Come incide questa nuova condizione sulla persona? Quali complicanze può avere, a lungo andare, quel modo di lavorare “da casa”, fatti salvi i benefici effetti di un minor inquinamento ambientale? Una persona deve avere degli orari, deve confrontarsi con gli altri, relazionarsi, deve rispettare una disciplina, altrimenti potrà anche portare a termine il lavoro da fare, pure con enorme successo, ma magari rimanendo in pigiama tutto il giorno.

E’ la stessa cosa per uno studente preparare gli esami non frequentando l’università oppure è necessario, per un buon risultato e per la crescita della persona, che frequenti l’ateneo, che si confronti con altri studenti e con i professori, che respiri l’aria di quei luoghi?

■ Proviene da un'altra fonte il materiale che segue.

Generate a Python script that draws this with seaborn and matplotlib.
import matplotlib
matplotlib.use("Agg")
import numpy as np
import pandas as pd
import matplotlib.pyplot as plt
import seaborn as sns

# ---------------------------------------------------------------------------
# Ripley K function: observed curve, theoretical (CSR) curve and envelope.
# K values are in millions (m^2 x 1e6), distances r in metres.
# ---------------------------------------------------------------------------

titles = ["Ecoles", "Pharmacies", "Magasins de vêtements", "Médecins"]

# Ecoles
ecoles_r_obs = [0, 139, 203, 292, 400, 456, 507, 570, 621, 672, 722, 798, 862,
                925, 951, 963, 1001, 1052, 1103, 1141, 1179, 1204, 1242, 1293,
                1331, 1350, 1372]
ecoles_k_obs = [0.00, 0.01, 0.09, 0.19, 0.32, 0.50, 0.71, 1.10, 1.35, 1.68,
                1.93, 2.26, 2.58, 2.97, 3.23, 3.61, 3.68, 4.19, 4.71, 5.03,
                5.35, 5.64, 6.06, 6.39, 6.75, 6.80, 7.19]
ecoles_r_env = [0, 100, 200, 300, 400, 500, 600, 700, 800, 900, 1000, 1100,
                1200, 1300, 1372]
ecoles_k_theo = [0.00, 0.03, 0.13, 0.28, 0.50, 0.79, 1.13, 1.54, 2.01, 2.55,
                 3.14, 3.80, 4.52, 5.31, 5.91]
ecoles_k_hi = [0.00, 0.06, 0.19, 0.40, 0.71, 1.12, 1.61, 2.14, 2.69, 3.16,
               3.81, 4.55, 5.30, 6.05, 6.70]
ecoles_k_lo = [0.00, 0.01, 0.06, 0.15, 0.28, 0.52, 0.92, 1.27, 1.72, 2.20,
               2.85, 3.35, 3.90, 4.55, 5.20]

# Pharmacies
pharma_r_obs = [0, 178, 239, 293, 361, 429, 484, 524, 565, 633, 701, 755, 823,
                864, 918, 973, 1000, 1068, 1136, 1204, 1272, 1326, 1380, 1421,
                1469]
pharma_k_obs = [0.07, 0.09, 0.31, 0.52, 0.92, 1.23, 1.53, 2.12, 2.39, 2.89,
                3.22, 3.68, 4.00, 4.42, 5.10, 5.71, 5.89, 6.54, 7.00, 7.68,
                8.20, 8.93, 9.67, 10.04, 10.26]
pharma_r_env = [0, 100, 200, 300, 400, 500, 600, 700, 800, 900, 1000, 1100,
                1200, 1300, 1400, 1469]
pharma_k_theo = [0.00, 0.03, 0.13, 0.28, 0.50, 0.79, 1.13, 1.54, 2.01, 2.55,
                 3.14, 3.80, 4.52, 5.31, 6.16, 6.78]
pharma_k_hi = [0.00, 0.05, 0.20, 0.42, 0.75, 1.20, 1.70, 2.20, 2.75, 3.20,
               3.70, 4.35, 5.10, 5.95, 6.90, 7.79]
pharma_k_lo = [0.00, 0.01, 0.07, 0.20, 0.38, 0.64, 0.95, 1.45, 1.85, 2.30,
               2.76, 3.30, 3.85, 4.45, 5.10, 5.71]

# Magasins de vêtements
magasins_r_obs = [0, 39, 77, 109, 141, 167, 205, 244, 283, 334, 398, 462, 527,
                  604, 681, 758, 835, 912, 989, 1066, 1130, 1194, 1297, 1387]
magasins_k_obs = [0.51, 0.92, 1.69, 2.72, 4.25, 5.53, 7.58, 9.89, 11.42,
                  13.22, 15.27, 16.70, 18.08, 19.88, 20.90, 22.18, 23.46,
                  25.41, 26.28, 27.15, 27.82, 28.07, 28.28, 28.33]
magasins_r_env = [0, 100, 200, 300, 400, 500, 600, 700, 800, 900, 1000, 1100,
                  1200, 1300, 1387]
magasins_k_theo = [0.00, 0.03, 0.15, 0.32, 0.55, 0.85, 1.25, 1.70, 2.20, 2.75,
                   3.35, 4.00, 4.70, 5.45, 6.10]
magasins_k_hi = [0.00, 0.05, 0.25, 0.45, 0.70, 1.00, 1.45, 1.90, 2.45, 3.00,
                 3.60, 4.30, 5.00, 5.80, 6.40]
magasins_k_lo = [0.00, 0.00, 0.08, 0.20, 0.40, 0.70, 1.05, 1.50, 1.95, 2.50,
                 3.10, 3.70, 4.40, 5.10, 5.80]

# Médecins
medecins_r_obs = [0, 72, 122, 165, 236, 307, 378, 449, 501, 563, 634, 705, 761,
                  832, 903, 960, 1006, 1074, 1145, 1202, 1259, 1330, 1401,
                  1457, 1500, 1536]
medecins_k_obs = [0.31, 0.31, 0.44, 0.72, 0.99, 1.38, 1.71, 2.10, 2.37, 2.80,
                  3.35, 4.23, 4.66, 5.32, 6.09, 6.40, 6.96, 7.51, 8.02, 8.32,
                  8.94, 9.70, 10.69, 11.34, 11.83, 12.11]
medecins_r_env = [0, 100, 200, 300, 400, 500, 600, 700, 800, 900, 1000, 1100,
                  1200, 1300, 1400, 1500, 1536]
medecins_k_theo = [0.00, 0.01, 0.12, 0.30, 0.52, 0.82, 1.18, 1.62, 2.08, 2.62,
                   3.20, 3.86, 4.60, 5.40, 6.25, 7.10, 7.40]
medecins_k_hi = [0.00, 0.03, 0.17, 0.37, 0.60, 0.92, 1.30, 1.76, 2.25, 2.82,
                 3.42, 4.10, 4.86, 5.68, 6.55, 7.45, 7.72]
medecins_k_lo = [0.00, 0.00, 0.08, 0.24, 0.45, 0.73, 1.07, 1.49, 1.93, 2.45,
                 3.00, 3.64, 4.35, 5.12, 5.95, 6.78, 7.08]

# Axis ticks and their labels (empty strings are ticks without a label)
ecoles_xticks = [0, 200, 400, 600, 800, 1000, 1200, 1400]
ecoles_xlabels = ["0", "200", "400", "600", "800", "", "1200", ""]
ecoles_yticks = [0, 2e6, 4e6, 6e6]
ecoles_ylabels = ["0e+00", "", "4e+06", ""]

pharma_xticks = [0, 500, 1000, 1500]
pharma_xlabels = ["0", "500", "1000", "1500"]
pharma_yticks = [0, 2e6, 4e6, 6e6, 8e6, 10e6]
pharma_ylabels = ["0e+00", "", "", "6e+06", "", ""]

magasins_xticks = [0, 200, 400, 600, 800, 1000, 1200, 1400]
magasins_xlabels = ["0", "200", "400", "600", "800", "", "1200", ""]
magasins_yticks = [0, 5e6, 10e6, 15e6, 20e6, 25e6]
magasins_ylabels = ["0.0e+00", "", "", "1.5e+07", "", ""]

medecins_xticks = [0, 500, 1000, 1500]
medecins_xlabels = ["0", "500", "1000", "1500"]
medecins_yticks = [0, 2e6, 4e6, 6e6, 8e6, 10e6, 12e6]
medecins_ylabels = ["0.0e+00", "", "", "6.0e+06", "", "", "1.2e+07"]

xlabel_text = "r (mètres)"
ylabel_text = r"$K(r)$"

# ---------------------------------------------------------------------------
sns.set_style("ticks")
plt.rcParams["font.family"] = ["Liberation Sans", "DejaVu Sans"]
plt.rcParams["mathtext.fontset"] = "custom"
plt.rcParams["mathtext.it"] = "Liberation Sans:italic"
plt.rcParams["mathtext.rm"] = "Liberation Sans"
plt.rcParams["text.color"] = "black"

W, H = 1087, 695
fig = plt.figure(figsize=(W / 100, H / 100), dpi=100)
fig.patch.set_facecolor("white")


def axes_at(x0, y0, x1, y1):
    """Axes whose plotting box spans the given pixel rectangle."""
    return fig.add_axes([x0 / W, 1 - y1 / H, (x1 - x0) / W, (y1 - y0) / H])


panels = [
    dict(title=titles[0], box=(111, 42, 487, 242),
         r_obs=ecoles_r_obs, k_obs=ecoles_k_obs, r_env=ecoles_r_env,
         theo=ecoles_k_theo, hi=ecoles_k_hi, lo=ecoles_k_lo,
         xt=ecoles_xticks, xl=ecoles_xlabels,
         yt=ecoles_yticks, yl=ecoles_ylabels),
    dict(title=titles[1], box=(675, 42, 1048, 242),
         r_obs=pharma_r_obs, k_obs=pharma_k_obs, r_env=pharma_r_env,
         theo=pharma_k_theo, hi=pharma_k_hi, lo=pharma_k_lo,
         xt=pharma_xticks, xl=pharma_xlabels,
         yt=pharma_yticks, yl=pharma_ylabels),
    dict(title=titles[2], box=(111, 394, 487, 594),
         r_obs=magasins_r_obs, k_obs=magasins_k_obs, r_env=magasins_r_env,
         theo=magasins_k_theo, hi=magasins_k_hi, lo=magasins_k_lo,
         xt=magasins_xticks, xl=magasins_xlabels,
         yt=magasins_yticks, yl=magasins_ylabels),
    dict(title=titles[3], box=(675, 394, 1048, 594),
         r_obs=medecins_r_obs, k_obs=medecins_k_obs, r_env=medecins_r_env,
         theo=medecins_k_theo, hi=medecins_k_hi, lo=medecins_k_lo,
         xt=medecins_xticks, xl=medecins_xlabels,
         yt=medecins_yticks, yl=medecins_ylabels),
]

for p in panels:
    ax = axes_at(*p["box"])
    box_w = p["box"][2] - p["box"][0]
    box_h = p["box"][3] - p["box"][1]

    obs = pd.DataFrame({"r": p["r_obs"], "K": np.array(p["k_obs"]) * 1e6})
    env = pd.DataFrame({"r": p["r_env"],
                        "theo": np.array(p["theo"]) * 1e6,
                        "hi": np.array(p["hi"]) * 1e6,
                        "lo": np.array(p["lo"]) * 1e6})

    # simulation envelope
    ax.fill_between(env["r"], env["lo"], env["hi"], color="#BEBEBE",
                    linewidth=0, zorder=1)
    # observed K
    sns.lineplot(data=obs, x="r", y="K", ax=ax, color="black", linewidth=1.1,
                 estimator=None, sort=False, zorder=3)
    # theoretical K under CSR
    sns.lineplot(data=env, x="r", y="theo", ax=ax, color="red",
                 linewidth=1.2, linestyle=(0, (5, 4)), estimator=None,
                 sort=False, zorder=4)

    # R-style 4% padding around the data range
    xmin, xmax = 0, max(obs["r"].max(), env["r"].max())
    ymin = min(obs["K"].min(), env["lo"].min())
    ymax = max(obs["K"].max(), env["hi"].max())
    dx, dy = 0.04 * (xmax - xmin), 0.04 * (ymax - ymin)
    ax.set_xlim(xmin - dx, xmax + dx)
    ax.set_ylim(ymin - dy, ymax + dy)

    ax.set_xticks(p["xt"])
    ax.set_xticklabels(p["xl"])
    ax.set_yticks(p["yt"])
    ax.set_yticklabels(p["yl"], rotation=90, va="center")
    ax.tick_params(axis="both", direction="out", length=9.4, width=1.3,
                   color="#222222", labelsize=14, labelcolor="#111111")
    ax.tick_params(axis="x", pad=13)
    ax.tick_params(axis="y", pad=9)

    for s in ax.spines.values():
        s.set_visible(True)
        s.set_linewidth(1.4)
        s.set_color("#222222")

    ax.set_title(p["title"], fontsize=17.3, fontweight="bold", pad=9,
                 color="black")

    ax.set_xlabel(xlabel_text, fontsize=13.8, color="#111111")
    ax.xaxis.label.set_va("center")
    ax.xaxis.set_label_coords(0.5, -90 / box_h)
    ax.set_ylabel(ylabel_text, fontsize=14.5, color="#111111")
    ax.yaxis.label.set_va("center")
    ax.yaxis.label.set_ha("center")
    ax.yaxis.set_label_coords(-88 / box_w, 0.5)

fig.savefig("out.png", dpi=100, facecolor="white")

Che fine fa la dimensione relazionale dell’impresa? Siamo destinati a diventare larve o a rimanere persone?

Che significato assume, oggi, l’aspetto oggettivo e soggettivo del lavoro, transitivo ed intransitivo, di cui ci parlò San Giovanni Paolo II nella Laborem Exercens, nel 1981, dal momento che la quarta rivoluzione industriale significa “connessione tra sistemi fisici e digitali, analisi complesse attraverso Big DATA e adattamenti real-time, utilizzo di macchine intelligenti, interconnesse e collegate ad internet”? Cosa vuol dire, oggi, mettere la persona al centro? Leone XIII scrisse nella Rerum Novarum che il lavoro ha due caratteri principali: è personale e necessario. A questi caratteri, oggi, dobbiamo aggiungere altri? Quali e perchè? E sul valore del risparmio cosa possiamo dire se il comando, quasi quasi giustificato, è sopravvivere con le “una tantum” di turno?

Sarebbe bello e importante che ai lavori della prossima Settimana Sociale contribuissero, attraverso una sezione specifica, anche i Consulenti del lavoro, i commercialisti, professionisti che toccano il lavoro da vicino, che conoscono davvero il mondo e i problemi delle imprese. Tutto questo per non perdere un’occasione importante, per rinvigorire il pensiero sociale della Chiesa, per rimettere ordine e ripartire.